As a crucible, the act of guest conductor meeting orchestra may be uniquely tricky. The conductor's path to self-actualization lies rather deceptively in coaxing the ensemble to become the highest form of itself.

It's not a spiritual exercise but a practical one when an ensemble's identity is as strong as the Philadelphia Orchestra's, which is why Susanna Mälkki's debut with the Philadelphians on Friday afternoon was remarkable. She seamlessly handed off woodwind timbres into strings in Respighi's Botticelli Triptych. If Brahms' Symphony No. 4's first movement seemed curiously bloodless in its stepped-down tempo, she revealed good reasons. At 45, Mälkki, who takes over the Helsinki Philharmonic Orchestra in 2016, is a blend of strong-willed and wise, yet there is nothing steely about her. Her high regard for the orchestra as a personality to cultivate makes her a bright prospect.
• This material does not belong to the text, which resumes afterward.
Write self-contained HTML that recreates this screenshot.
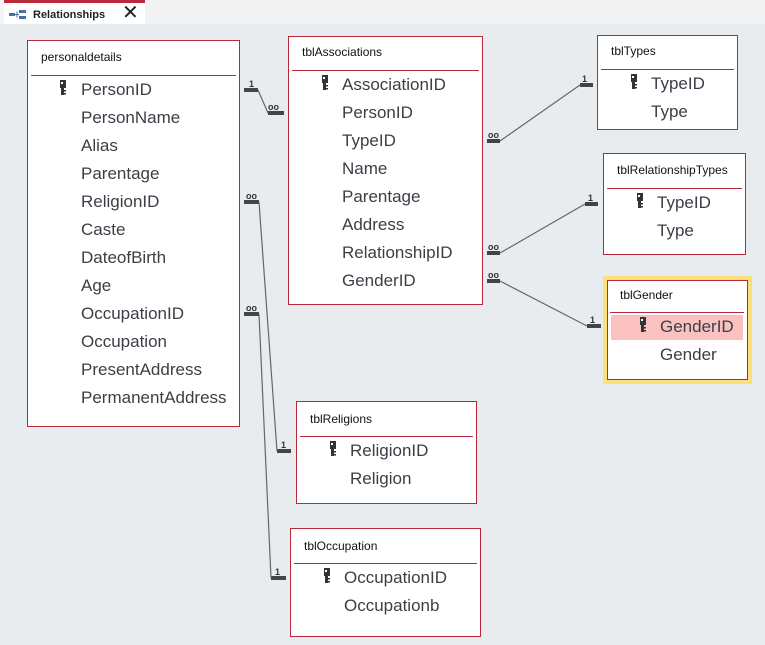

What she had to work with was sometimes subpar. It wasn't an occasional chipped note that was worrisome but clarinetist Samuel Caviezel, who declined to play out in moments that called for it, and principal flutist Jeffrey Khaner, whose tone is less burnished than it should be. Decorum demanded Mälkki grant him a bow for his weirdly stop-and-go solo in the Brahms' last movement, but it was hard to tell what exactly he was going for, or why.

And yet this Brahms Fourth was strongly wrought and fastidiously realized. Mälkki beautifully rode restraint's coiled potential. In the first movement, the slower tempo came with subtle phrasing but ultimately yielded to moments of fury in surprising places. Nothing was obvious, yet her individualism was born of deference to the score.

The question of individualism always arises when the orchestra turns to its own ranks for a soloist, and Juliette Kang, first associate concertmaster, was sturdy enough in the Stravinsky Violin Concerto in D Major. Astringent and playful, the piece looks back on the baroque, an aspect Kang clearly understood, though as soloist she remained a notch beneath charismatic.

A word about the Respighi. Yes, it's trite. Mälkki and the orchestra, however, elevated it through gorgeous phrase-shaping, meticulous attention to repeated rhythmic figures, and a glowing ensemble sound. When a conductor does great things with a second-rate piece, she is someone to take seriously.